Amanda Gorman Covers WSJ Magazine Fall 2021 Women's Fashion Issue by Cass Bird
/American poet and activist, 2020 Harvard College graduate, and the youngest inaugural poet in US history, Amanda Gorman covers the WSJ Magazine Fall 2021 Women’s Fashion issue. Jason Bolden styles Gorman in luxury looks from Bottega Veneta, Loewe, Louis Vuitton, Prada, Saint Laurent by Anthony Vaccarello, Valentino and more. Photographer Cass Bird [IG] is behind the lens./ Makeup by Ophelie Crommar
Clover Hope conducts the Zoom interview Why Poet Amanda Gorman Wants to Be President.
The poem Amanda Gorman wrote for President Joe Biden’s inauguration, ‘The Hill We Climb’ defined her as an overnight cultural phenomenon. Describing the reading as “an out-of-body experience”, Gorman explains that when former president Bill Clinton told her it was the best inaugural poem since Maya Angelou delivered ‘On the Pulse of Morning’ at his own 1993 inauguration, she knew she now lived on a new page in American history.
AOC has written about Amanda Gorman multiple times now. We learn from WSJ Magazine that Amanda’s presidential aspirations declared themselves at age 11. The idea actually was a suggestion from her sixth-grade math teacher who cracked a joke. Gorman recalls responding to him in earnest, saying, “You’re right. That’s exactly what I’m going to do.”
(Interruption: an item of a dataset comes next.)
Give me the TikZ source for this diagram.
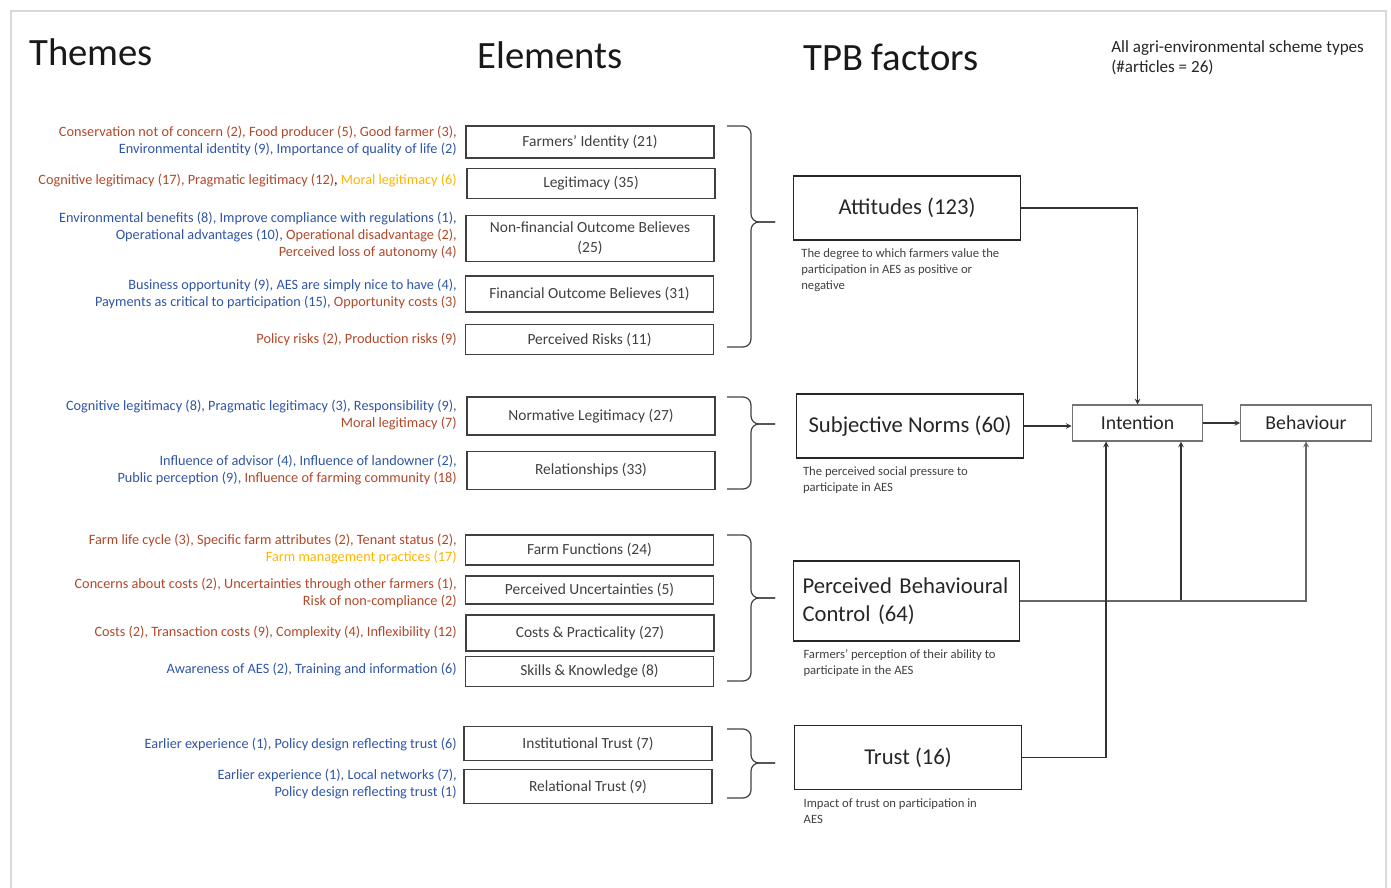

Presently, Gorman’s target year is 2036. When she confirms on the record again to WSJ Magazine that, yes, she seriously wants to run for president, Amanda Gorman makes her presidential run seem entirely feasible. “I think to make the impossible more proximate,” she says, “you have to treat it as if it’s in reaching distance.”
So focused is Amanda Gorman on her future, that she will not be required to clean up her social media. Her posts always align with her future goal of being president.
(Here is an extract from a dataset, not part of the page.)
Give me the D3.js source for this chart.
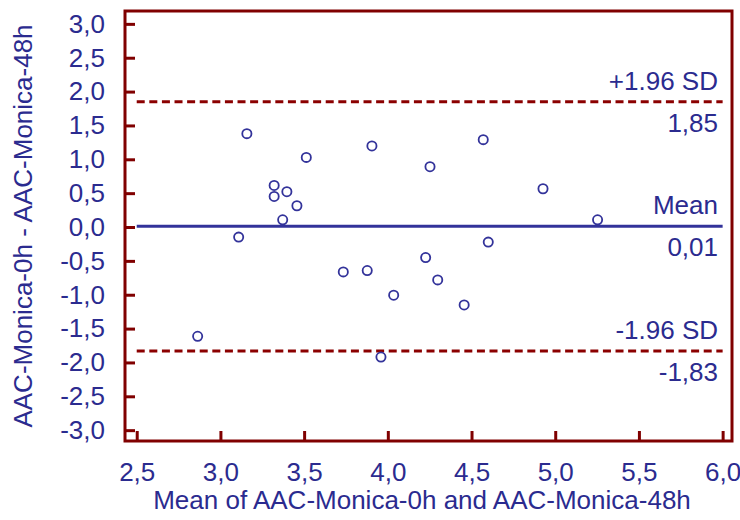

And she plans on fulfilling this goal through poetry. “I used to think about it in the more traditional sense of, OK, we’re going to do this poetry thing for a little bit, and then you’re going to put the pen down and switch over to politics,” she says. “Being able to talk to people like Hillary Clinton and Nancy Pelosi, I realized I don’t have to change who I am to be a leader. If anything, those qualities will be what become my strength when I bring them into my field.”
Gorman’s plan is not to be the next Stacey Abrams or Alexandria Ocasio-Cortez. Rather, she sees herself as “a new political hybrid merging Shirley Chisholm’s unyielding activism with the vitality of poet Audre Lorde.” Her personal priorities include climate change, sexual assault and human trafficking.
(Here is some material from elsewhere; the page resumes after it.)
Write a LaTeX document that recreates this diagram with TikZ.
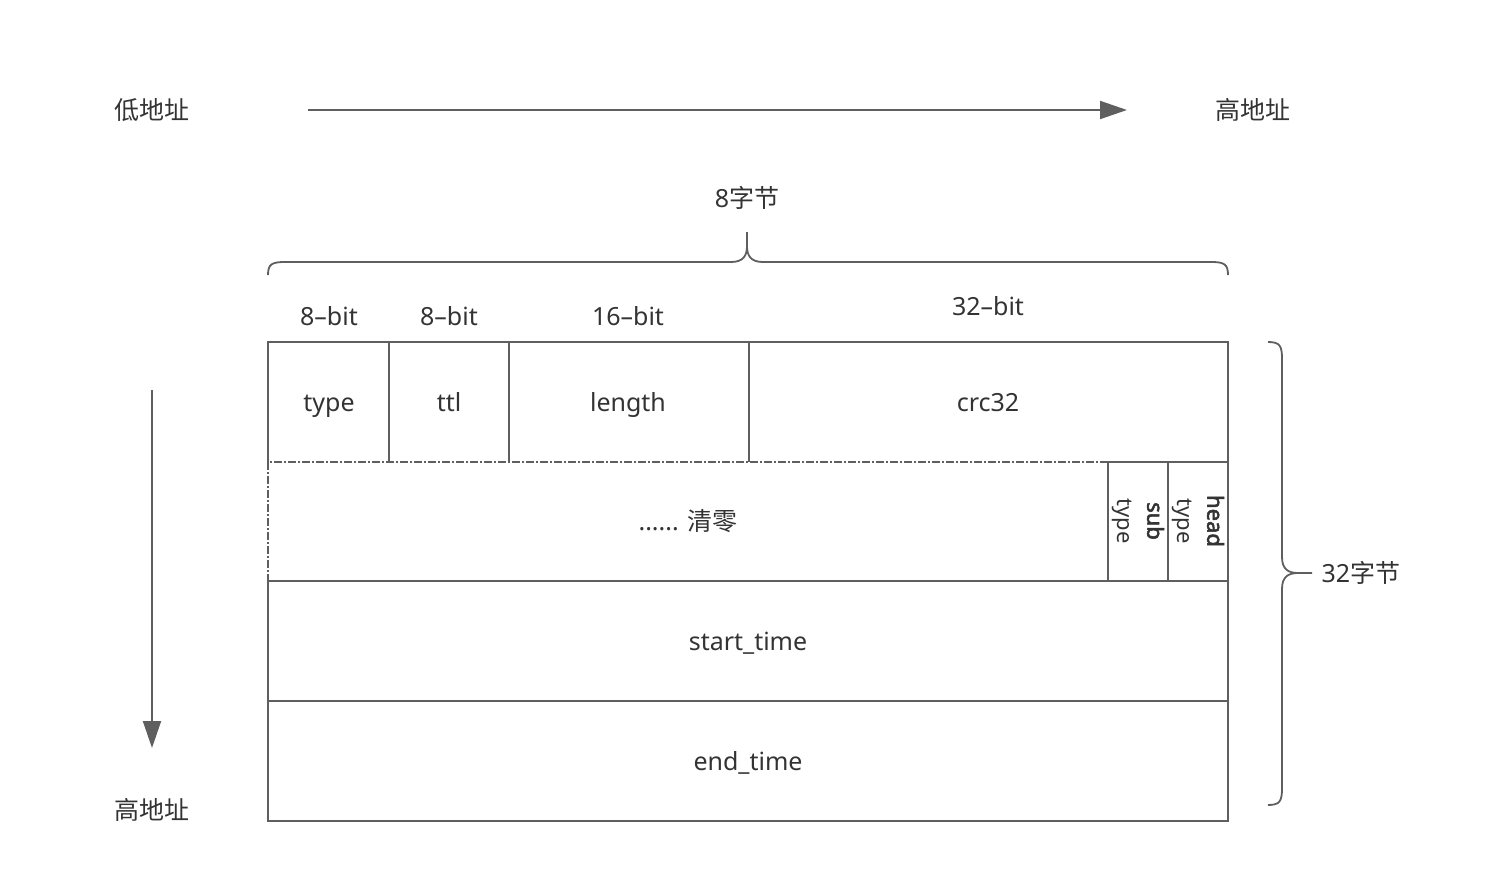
\documentclass[tikz,border=0pt]{standalone}
\usepackage{fontspec}
\setmainfont{Noto Sans}
\newfontfamily\cjk{Noto Sans CJK SC}
\newfontfamily\heavy{Noto Sans}[FakeBold=2.5]
\usetikzlibrary{arrows.meta}
\definecolor{linegray}{HTML}{5F5F5F}
\definecolor{textgray}{HTML}{333333}
\tikzset{
	frame/.style={draw=linegray, line width=2pt},
	dashframe/.style={frame, dash pattern=on 8pt off 2pt on 2pt off 2pt},
	field/.style={text=textgray, font=\fontsize{25}{28}\selectfont,
		text height=20pt, text depth=2pt},
	flag/.style={text=textgray, rotate=-90, align=center,
		font=\fontsize{22}{30}\selectfont},
	brace/.style={draw=linegray, line width=1.8pt},
	dirarrow/.style={draw=linegray, line width=2pt,
		-{Triangle[length=27pt, width=18pt]}}
}

\begin{document}
\begin{tikzpicture}[x=1pt, y=-1pt]
		\useasboundingbox (0,0) rectangle (1510,894);
		% address direction
		\node[field] (low) at (152,110) {\cjk 低地址};
		\node[field] (high) at (1253,110) {\cjk 高地址};
		\node[field] (down) at (152,810) {\cjk 高地址};
		\coordinate (h0) at (308,110);
		\coordinate (h1) at (1127,110);
		\coordinate (v0) at (152,390);
		\coordinate (v1) at (152,748);
		\draw[dirarrow] (h0) -- (h1);
		\draw[dirarrow] (v0) -- (v1);

		% braces
		\coordinate (b0) at (268,275);
		\coordinate (bt) at (747,232);
		\coordinate (b1) at (1228,275);
		\draw[brace] (b0) .. controls (268,264) and (272,262) .. (285,262) -- (731,262)
			.. controls (743,262) and (747,256) .. (747,246) -- (bt)
			-- (747,246) .. controls (747,256) and (751,262) .. (763,262)
			-- (1211,262) .. controls (1224,262) and (1228,264) .. (b1);
		\node[field] (bytes8) at (747,198) {8{\cjk 字节}};
		\coordinate (r0) at (1268,342);
		\coordinate (rt) at (1312,573);
		\coordinate (r1) at (1268,805);
		\draw[brace] (r0) .. controls (1280,342) and (1282,346) .. (1282,359) -- (1282,557)
			.. controls (1282,569) and (1288,573) .. (1298,573) -- (rt)
			-- (1298,573) .. controls (1288,573) and (1282,577) .. (1282,589)
			-- (1282,788) .. controls (1282,801) and (1280,805) .. (r1);
		\node[field, anchor=west] (bytes32) at (1318,573) {32{\cjk 字节}};

		% bit widths
		\node[field] (w1) at (329,316) {8--bit};
		\node[field] (w2) at (449,316) {8--bit};
		\node[field] (w3) at (628,316) {16--bit};
		\node[field] (w4) at (988,306) {32--bit};

		% first row
		\draw[frame] (268,462) -- (268,342) -- (1228,342) -- (1228,462);
		\draw[frame] (389,342) -- (389,462);
		\draw[frame] (509,342) -- (509,462);
		\draw[frame] (749,342) -- (749,462);
		\node[field] (type) at (329,402) {type};
		\node[field] (ttl) at (449,402) {ttl};
		\node[field] (length) at (628,402) {length};
		\node[field] (crc) at (988,402) {crc32};

		% second row
		\draw[dashframe] (268,462) rectangle (1108,581);
		\draw[frame] (1108,462) rectangle (1168,581);
		\draw[frame] (1168,462) rectangle (1228,581);
		\node[field] (zero) at (688,521) {...... {\cjk 清零}};
		\node[flag] (subtype) at (1138,521) {{\heavy sub}\\type};
		\node[flag] (headtype) at (1198,521) {{\heavy head}\\type};

		% time rows
		\draw[frame] (268,581) rectangle (1228,701);
		\draw[frame] (268,701) rectangle (1228,821);
		\node[field] (start) at (748,641) {start\_time};
		\node[field] (end) at (748,761) {end\_time};
	\end{tikzpicture}
\end{document}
We who follow Amanda Gorman know she loves fashion — and Miuccia Prada loves Gorman. Her gracious hostess skills will be on display as a co-chair of the September Met Gala, the annual party honoring the Metropolitan Museum of Art’s Costume Institute. The night gives Gorman an opportunity to explore growing intersection of art and politics.
“All art is political. I would say especially fashion,” Gorman explains. “I think about what it meant for the Black Panthers to wear tilted berets, what it meant for African-Americans to show up in their Sunday best while marching during the civil rights movement. And what it’s meant to wear rainbow colors in terms of queerness. What it’s meant to wear white as a feminist. I love getting to find more superpowers in what I wear.”
Reflecting on the fact that her name is now mentioned in the same paragraph as Malala Yousafzai and Greta Thunberg, Gorman seizes the moment to do a reality check. Quick to confirm how much she admires both young women, Amanda Gorman wants to be clear that she cannot save us. Nor can Malala or Greta.
“All that I can hope from my poetry is that it will give people the language or the hope by which they begin a self-rescue,” she says. “The magic that everybody else has, including me, is our actions. When we put them to work, that’s when the sorcery exists.”